Last month, I revisited Great Land Christian Church on April 11 to see if they still offered the same type of service I so enjoyed as described in my previous visit 1 1/2 years ago blogged on ADN here. This church currently meets in the Korean SDA Church on 34th in Midtown. I look forward to revisits in churches where my initial visit was positive. Great Land Christian is no exception.
Taking a peek at their website, I noted it was pretty but not particularly user friendly. I do like their mainpage being only one screen not requiring scrolling to see further information. I didn’t like having to go further into their website to find worship times: Click CALENDAR, Click LAUNCH CALENDAR, oops, using Safari browser it wouldn’t open because I use a popup blocker which I was asked to disable. I clicked on SERMONS and same thing. Wouldn’t open. Same disable message. They did open in Google Chrome browser. It’s a technical thing their webmaster should handle. However, if one is looking for a worship time, I don’t think one should have to decide if CALENDAR is where it’s hidden (a WORSHIP TIMES button is more appropriate). The times should be shown on the initial screen. The room is there. That is what the majority of church website visitors are looking for.
A couple of members greeted me with hellos walking in from my street parking spot.
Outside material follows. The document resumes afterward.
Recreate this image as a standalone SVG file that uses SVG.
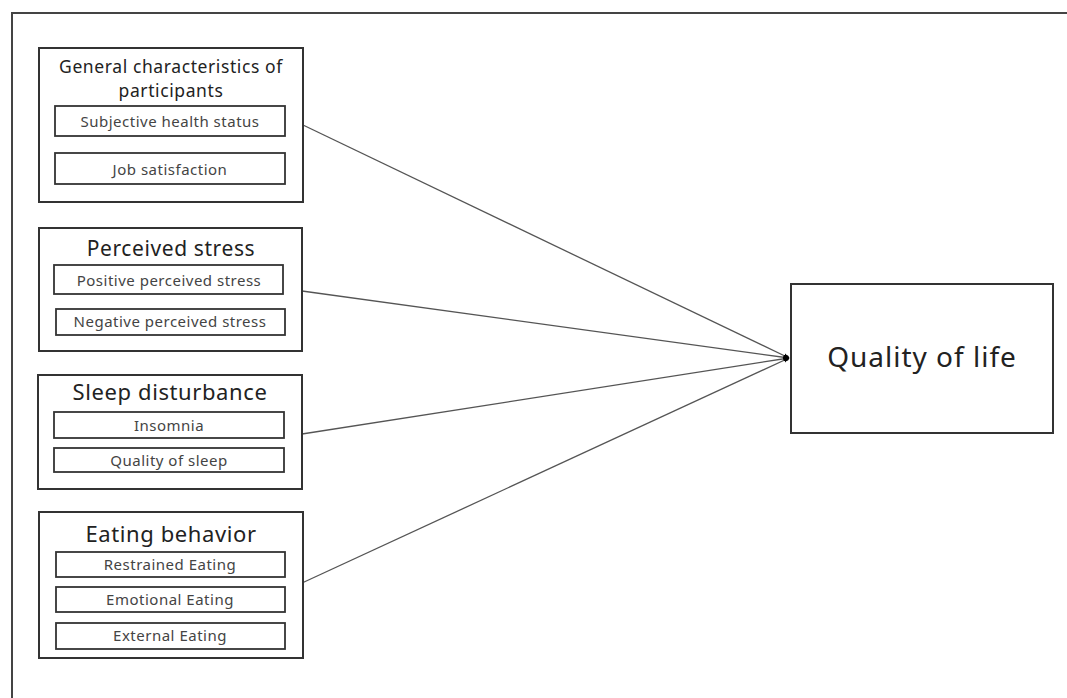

However, at the door I received what I felt was a tentative welcome. This church, as with others I visit, might receive benefit from training for greeters. Many greeters are unsure of what to do when new faces appear. Do you ask for a name, or not? Do you ask if they are a first-time visitor, or not? What if they’re a member and you treat them like a visitor? There are basic guidelines a greeter can follow that make these encounters joyful, instead of unsure events.
Pastor Ray Nadon spotted me before the service, coming over to where I was seated. I asked him to not point me out or tell folks I was there so I could continue to observe his congregation at worship objectively.
Again With the Wonderful Singing
The service commenced with lively singing, still acapella, lots of energy, and great Christian music. It was delivered in an upbeat fashion, with singers exchanging places with each other from the audience after almost every song. Different music leaders exchanged positions at the pulpit regularly. I’ve heard they are considering going to a praise band approach so I urge you go visit this church quickly if you want to hear real communal singing with appropriate congregational response. I hope they don’t go this way, as this is a real Anchorage original. Some songs were accentuated with clapping which really worked for me. Unlike in other churches where instruments drown out the singers, the words, and the parts they sing, you could actually hear the tenor, bass, soprano and alto parts being sung. They blended harmoniously and gloriously! I especially enjoyed “We Praise Thee O God”, “Thine Be the Glory” and the spiritual “Shut de Door”. What a contrast to the contemporary Christian pap served up in many local churches.
Young and Energetic
This is still a younger church. Although there are older members, it appears to be college age to thirty-somethings predominately. They are quite vocal. Amens and urgings to the pastor, “Come On”, and “Come On Ray” livened the service showing people were not sleeping.
The morning offering was preceded by a stewardship appeal with a discussion centered around the Biblical teachings of Malachi. It seemed as though there was support for this from the congregation. During the receiving of the offering there was singing with the song “Don’t You Wanna Go?”. This was also very unusual for churches.
Meet n’ Greet (Ugh!)
I dislike these fellowship times because visitors get marooned for what seems interminable times being ignored or tokenly welcomed. It’s a time that most members greet each other warmly and catch up on news events of the week passed. For me, as with many others, it’s not visitor friendly. This day, after a few minutes, a man took pity on me and engaged me in conversation. He asked some probing questions such as “Is this your first time at GLCC? Have you been here before?” Another man also came over and joined in our discussion. At best these are “feel good” times and serve little useful purpose. Passing of the Peace as many churches observe, seems to serve a more useful function.
Pastor Nadon’s style of preaching is direct, Bible-based, and easy to follow. He used Hebrews 13:1-6 as the basis for his remarks. He started with a challenge. “Have you had a better time this week recognizing Jesus?” I like this approach because it is a tie to previous discourses and helps to normalize the reason you are at worship. If you use a browser other than Safari, you can find his sermon here and select April 11’s sermon.
Communion: More Information This Time
The previous visit saw Communion served without any preliminary comment. This time, Pastor Nadon made remarks about it. He then prayed. There was a long pause after his prayer. Then it was served to the congregation at the pew. While it was being served, the singing group sang the beautiful Christian hymn “What Can Wash Away My Sin?”. It was a beautiful communion.
The church service closed with a baptism. GLCC adheres to full immersion water baptism. A young man was baptized by one of GLCC’s elders to howls of approval with some folks standing to indicate their joy at his confession of faith. This was a touching and fitting end to the service. I like this church for it’s comittment to the Word, it’s warmth to each other, their preaching, and unusually lovely style of music. They are consistent and a joy to visit. It’s worth a visit anytime.